In Argentina’s fields, the sector’s ability to compete is reflected in the extensive use of technology, including what is known as siembra directa — sowing seed without ploughing as a method of retaining nutrients in the soil. Argentina has overwhelmingly adopted genetically modified crops, while fields are monitored via satellite or drones so fertilisers can be applied in precise locations and doses. “There are no gauchos left any more — it is people in 4x4s controlling everything with laptops and WiFi,” says one worker in the sector.
There is more to do in terms of raising some crops for livestock for meat exports
Modern Argentine farming is exemplified by entrepreneur Gustavo Grobocopatel, the so-called “king of soya” and business school case study, whose Los Grobo company once farmed half a million hectares of soya without owning the land. He is confident the country will play a full part in a coming green revolution. Latin America, he says, “is a massive area of photosynthesis where sunlight is transformed into products that benefit humanity”.
Soya — which is still taxed on export, although the rate is set to decline — is at the root of about half of Argentina’s agricultural exports. As Grobocopatel points out, the country’s soya meal — used for animal feed — helps to produce everything from Norwegian salmon to French cheese and Italian prosciutto. Soya oil is sold around the world.

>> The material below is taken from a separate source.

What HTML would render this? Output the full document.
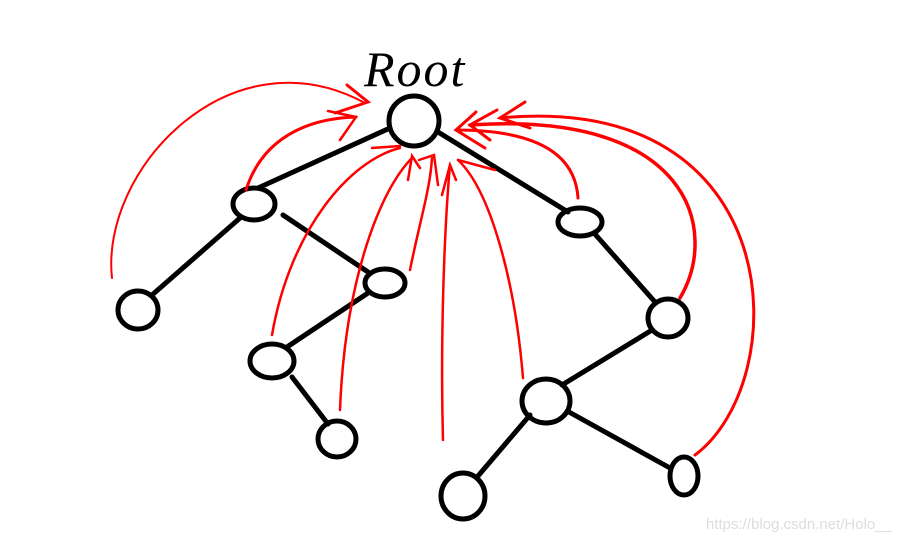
<!DOCTYPE html>
<html><head><meta charset="utf-8"><style>
html,body{margin:0;padding:0;background:#fff;width:912px;height:540px;overflow:hidden}
svg{display:block}
</style></head><body>
<svg width="912" height="540" viewBox="0 0 912 540" xmlns="http://www.w3.org/2000/svg">
<rect width="912" height="540" fill="#fff"/>
<text x="364" y="86" font-family="Liberation Serif, serif" font-style="italic" font-size="50" fill="#000" letter-spacing="2">Root</text>
<g stroke="#000" stroke-width="5" fill="none" stroke-linecap="round">
<line x1="390" y1="128" x2="258" y2="188"/>
<line x1="438" y1="132" x2="568" y2="212"/>
<line x1="240" y1="218" x2="152" y2="295"/>
<line x1="283" y1="215" x2="368" y2="272"/>
<line x1="368" y1="293" x2="287" y2="347"/>
<line x1="292" y1="377" x2="328" y2="424"/>
<line x1="594" y1="233" x2="655" y2="302"/>
<line x1="652" y1="330" x2="562" y2="385"/>
<line x1="530" y1="415" x2="478" y2="476"/>
<line x1="569" y1="412" x2="670" y2="468"/>
<circle cx="414" cy="121" r="25"/>
<ellipse cx="254" cy="204" rx="21" ry="16"/>
<ellipse cx="138" cy="310" rx="20" ry="19"/>
<ellipse cx="385" cy="283" rx="20" ry="14"/>
<ellipse cx="272" cy="361" rx="22" ry="17"/>
<ellipse cx="337" cy="439" rx="19" ry="18"/>
<ellipse cx="580" cy="222" rx="22" ry="14"/>
<ellipse cx="668" cy="318" rx="20" ry="19"/>
<ellipse cx="546" cy="401" rx="24" ry="22"/>
<ellipse cx="463" cy="496" rx="22" ry="23"/>
<ellipse cx="684" cy="476" rx="14" ry="19"/>
</g>
<g stroke="#f00" fill="none" stroke-linecap="round">
<path d="M112,278 C100,170 230,30 365,103" stroke-width="2"/>
<path d="M347,85 L368,102 L335,113" stroke-width="3"/>
<path d="M246,190 C265,130 320,118 356,117" stroke-width="3"/>
<path d="M328,111 L356,117 L340,140" stroke-width="2.5"/>
<path d="M272,335 C290,230 350,160 400,148" stroke-width="2.5"/>
<path d="M372,148 L400,146" stroke-width="2.5"/>
<path d="M340,410 C345,280 380,190 412,158" stroke-width="2.5"/>
<path d="M408,180 L412,156 L420,168" stroke-width="2.5"/>
<path d="M410,270 C420,220 430,190 432,158" stroke-width="2.5"/>
<path d="M419,160 L434,155 L438,185" stroke-width="2.5"/>
<path d="M443,440 C440,330 445,220 450,165" stroke-width="2.5"/>
<path d="M442,195 L450,165 L456,180" stroke-width="2.5"/>
<path d="M523,378 C515,280 490,190 458,160" stroke-width="2.5"/>
<path d="M458,160 L495,170" stroke-width="2.5"/>
<path d="M578,198 C575,150 530,130 456,130" stroke-width="3"/>
<path d="M476,112 L456,130 L485,148" stroke-width="3"/>
<path d="M680,298 C720,230 690,110 470,125" stroke-width="3.5"/>
<path d="M497,110 L470,125 L490,140" stroke-width="3"/>
<path d="M695,455 C795,380 790,90 500,118" stroke-width="3"/>
<path d="M525,102 L500,118 L530,128" stroke-width="3"/>
</g>
<text x="706" y="529" font-family="Liberation Sans, sans-serif" font-size="15" fill="#ddd">https://blog.csdn.net/Holo__</text>
</svg>
</body></html>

Macri wants more of the country’s exports to add value, making Argentina “the supermarket of the world”. Javier Racciatti, head of LDC’s regional operations, says: “Argentina has been adding a lot of value in its oilseeds through production of products such as biodiesel and glycerine. In some crops there is probably more to do in terms of using them to raise livestock for meat exports, as a way of adding value to what is grown here.”
While private businesses continue to invest — LDC opened a port terminal at Bahía Blanca, 600km south of Buenos Aires, in July — farmers lament poor public infrastructure. “We have a totally inadequate old rail and road system,” says Carbap’s Rodes.
Argentina also has to win back markets. Beef sales have tumbled so dramatically the country does not even fulfil its quota for sales to the EU. Overall agricultural exports have fallen 23 per cent since 2011, says Marisa Bircher, secretary for agroindustrial markets, while the number of registered exporters has fallen from 16,000 to 9,500. “We want to diversify markets, diversify the number of our exporting companies and, of course, diversify products,” she says. There are promising signs: Argentine grape producers have won access to the Chinese market, and Argentina can again sell beef to the US after a 15-year ban linked to foot-and-mouth disease. In total, says Bircher, Argentina is talking to 33 countries about improving market access.
While trade talks could be slow, overall confidence in the sector is at least more palpable than in the recent past. LDC’s Martiarena — who is Argentine — says: “You have efficient producers, a government that is pushing agriculture to grow, private companies that are developing the export infrastructure and a world where demand keeps on rising. Everything is coming together in a way that gives very good prospects for Argentina to grow.”